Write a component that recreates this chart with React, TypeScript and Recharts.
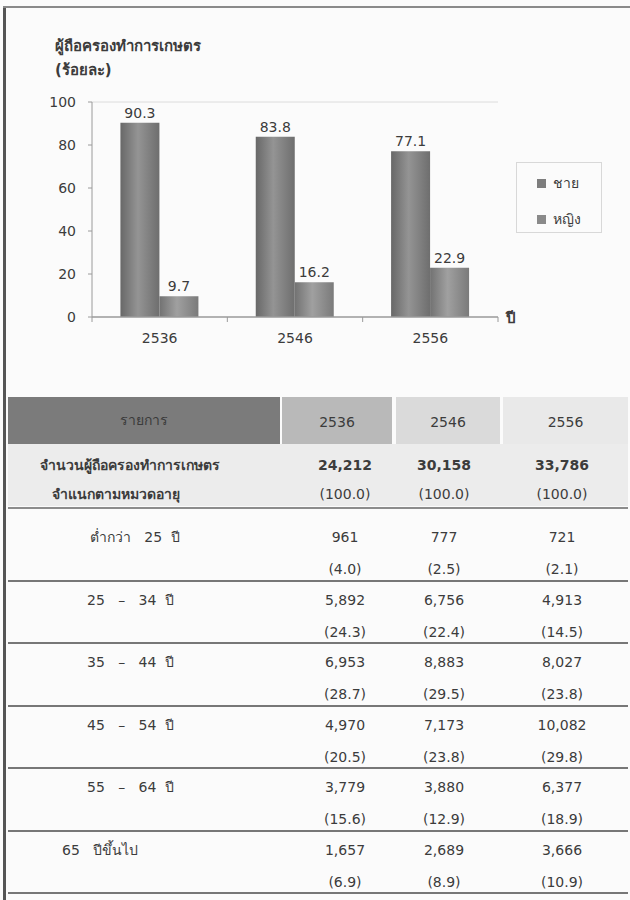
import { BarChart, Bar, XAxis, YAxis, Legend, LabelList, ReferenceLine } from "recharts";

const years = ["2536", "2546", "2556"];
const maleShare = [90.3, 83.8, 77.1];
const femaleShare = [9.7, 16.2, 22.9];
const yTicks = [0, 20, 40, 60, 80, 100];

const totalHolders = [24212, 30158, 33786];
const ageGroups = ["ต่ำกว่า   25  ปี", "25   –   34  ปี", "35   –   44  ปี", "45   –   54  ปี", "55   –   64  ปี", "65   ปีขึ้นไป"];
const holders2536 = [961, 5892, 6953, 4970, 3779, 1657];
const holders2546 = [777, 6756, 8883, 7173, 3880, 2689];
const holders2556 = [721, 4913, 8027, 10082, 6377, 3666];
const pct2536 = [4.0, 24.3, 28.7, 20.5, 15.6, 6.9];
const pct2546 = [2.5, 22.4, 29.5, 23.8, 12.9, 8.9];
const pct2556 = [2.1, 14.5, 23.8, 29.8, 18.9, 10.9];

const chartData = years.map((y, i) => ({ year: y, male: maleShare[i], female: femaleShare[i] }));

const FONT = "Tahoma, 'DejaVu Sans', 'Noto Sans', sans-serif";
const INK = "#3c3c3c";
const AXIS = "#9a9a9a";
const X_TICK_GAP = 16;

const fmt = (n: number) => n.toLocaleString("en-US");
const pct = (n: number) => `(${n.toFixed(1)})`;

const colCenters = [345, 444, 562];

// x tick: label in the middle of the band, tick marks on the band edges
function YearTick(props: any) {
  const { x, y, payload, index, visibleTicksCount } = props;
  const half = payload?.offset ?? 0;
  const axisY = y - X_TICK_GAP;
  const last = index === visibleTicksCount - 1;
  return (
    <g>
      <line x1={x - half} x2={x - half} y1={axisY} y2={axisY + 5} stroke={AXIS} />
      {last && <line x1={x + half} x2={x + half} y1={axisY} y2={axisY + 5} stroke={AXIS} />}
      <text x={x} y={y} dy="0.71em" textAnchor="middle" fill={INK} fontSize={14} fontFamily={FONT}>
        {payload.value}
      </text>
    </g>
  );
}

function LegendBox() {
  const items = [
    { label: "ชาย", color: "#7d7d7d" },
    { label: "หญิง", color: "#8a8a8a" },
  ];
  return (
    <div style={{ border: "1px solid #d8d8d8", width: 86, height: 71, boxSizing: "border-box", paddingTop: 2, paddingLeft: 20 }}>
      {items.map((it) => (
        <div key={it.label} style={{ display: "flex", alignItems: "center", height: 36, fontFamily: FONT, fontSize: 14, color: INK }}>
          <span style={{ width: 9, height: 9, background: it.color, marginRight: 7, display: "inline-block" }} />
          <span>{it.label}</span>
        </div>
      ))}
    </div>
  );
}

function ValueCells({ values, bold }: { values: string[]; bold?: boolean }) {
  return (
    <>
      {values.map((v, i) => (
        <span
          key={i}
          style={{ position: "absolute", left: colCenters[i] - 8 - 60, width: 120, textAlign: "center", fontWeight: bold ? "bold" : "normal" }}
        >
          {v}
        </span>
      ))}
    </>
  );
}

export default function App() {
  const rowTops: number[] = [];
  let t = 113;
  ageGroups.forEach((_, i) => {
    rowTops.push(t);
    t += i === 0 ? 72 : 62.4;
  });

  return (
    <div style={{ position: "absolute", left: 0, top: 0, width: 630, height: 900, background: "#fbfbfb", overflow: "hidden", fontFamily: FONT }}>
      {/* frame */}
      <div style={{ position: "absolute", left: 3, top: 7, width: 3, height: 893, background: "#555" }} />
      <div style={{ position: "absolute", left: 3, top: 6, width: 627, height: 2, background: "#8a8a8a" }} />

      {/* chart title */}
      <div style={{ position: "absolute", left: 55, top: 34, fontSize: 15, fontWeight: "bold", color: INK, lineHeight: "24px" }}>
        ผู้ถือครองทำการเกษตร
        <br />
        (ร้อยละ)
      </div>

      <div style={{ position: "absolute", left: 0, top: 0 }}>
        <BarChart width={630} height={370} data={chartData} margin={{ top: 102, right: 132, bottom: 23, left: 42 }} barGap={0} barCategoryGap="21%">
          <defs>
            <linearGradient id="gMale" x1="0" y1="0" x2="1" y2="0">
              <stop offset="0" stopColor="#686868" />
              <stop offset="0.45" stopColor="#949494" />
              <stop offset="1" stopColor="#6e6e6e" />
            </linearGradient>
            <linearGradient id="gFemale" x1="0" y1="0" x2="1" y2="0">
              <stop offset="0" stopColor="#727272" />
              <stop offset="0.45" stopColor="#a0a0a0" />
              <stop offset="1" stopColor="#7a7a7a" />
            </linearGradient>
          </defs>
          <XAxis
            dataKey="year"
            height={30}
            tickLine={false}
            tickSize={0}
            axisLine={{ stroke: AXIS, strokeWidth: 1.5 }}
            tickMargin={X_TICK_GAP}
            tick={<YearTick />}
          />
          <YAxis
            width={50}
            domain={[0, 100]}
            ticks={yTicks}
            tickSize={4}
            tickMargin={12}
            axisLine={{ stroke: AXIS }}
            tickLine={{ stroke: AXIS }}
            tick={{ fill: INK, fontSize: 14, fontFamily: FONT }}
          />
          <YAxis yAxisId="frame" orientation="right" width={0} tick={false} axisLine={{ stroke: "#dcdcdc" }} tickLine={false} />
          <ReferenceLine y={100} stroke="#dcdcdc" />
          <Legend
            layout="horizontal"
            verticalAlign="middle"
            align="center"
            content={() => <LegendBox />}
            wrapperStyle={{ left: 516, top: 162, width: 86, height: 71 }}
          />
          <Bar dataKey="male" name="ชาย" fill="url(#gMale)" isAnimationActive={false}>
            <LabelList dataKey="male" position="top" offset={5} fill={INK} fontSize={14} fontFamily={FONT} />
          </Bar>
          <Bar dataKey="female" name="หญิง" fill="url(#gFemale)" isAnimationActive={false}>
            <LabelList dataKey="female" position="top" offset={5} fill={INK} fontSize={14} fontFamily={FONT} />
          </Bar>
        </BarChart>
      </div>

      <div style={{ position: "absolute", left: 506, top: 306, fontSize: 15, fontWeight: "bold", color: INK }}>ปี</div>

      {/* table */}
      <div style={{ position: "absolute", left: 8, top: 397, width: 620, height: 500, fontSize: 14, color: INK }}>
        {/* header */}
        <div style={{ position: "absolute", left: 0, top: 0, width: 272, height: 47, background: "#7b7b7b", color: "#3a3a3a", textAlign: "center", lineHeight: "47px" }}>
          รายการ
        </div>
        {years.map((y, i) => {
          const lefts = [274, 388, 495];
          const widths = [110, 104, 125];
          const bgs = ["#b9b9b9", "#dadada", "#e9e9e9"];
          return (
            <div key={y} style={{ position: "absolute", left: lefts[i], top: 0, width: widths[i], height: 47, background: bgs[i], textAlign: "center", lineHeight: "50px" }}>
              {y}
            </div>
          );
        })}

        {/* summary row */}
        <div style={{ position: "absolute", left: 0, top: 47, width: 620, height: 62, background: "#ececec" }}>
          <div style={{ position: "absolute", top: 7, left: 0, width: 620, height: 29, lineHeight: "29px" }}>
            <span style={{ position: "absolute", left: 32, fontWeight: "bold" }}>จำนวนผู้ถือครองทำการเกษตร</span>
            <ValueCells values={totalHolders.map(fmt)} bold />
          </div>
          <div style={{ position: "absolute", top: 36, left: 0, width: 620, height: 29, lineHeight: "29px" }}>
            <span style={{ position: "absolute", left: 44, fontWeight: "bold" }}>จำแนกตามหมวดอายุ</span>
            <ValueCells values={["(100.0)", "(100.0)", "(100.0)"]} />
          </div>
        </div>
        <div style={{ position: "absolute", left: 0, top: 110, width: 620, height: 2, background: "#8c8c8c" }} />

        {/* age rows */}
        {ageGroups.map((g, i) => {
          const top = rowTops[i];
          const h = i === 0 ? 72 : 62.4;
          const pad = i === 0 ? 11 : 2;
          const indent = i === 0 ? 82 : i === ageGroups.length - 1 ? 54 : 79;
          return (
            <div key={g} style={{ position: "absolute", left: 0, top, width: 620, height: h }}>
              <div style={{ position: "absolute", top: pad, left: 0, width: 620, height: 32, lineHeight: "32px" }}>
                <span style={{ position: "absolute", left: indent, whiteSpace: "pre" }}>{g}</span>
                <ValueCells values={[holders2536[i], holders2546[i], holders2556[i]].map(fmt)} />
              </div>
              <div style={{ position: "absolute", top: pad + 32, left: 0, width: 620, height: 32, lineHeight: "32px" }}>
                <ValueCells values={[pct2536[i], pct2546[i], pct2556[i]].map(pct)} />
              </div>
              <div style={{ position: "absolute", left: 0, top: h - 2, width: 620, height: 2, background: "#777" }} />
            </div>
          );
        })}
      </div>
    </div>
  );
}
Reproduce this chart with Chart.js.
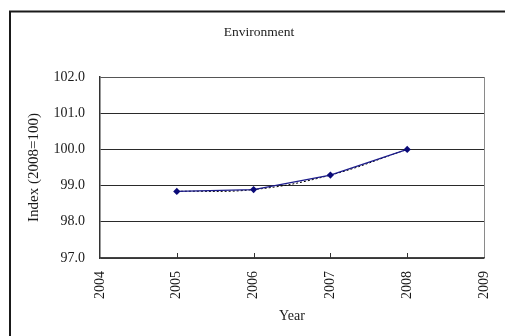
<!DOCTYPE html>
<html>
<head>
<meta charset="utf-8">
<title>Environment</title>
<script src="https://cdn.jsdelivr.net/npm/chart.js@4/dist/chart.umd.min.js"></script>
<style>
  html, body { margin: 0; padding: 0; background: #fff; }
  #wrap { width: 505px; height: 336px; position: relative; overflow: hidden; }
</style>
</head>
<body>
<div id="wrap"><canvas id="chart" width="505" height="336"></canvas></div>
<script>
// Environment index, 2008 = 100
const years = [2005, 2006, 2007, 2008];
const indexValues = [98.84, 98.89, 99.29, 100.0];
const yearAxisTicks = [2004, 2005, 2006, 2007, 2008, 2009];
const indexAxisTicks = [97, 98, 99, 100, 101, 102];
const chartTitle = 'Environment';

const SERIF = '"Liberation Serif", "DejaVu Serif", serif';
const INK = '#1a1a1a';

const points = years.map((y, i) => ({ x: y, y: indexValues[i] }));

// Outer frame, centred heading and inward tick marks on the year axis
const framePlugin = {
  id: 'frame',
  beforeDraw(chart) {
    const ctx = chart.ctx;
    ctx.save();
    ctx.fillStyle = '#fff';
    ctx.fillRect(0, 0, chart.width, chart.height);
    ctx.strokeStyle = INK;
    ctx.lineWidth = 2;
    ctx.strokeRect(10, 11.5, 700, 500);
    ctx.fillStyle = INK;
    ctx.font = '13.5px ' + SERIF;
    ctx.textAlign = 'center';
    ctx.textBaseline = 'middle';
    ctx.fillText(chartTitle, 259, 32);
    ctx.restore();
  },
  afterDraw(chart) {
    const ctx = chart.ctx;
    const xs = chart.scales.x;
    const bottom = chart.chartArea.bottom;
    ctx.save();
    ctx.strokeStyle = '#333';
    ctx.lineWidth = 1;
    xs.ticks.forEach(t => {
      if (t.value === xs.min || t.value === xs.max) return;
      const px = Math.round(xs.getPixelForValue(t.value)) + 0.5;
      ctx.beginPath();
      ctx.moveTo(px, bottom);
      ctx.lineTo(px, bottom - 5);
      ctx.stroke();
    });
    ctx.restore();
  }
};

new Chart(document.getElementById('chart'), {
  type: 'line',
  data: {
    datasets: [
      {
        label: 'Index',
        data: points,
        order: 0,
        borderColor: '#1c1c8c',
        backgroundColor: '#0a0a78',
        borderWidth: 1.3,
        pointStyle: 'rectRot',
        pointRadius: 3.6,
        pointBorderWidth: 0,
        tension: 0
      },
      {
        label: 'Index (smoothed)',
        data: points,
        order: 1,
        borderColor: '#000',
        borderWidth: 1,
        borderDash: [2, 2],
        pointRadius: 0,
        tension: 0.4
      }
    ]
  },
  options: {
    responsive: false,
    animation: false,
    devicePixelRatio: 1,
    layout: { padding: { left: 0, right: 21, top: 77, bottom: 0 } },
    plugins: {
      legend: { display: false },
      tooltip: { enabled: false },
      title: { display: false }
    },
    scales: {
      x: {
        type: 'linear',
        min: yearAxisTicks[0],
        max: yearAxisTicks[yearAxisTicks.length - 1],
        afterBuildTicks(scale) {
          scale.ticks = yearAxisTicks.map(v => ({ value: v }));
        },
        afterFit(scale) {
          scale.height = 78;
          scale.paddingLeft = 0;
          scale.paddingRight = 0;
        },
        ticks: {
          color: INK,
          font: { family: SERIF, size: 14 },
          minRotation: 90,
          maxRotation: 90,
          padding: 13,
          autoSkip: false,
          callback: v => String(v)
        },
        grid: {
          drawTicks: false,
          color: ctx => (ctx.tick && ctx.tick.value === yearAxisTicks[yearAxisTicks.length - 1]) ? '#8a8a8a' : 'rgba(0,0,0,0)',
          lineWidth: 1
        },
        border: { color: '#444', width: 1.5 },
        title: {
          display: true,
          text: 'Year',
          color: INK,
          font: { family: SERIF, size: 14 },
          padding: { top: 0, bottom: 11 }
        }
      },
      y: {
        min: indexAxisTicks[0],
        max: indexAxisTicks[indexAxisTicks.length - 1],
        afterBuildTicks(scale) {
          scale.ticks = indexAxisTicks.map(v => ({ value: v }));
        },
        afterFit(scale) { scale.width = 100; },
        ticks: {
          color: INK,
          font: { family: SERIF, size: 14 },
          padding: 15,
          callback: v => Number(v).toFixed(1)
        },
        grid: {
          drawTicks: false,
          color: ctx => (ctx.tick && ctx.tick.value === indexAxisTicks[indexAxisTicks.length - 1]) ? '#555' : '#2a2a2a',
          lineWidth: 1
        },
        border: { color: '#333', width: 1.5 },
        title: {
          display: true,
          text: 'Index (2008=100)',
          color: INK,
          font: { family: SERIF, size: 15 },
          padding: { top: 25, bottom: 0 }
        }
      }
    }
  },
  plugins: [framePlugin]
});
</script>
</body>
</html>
::::
Copy every line of the listing containing the string "this".

:: Expected answer ::
Write a component that recreates this chart with React, TypeScript and Recharts.
Reproduce this chart with Chart.js.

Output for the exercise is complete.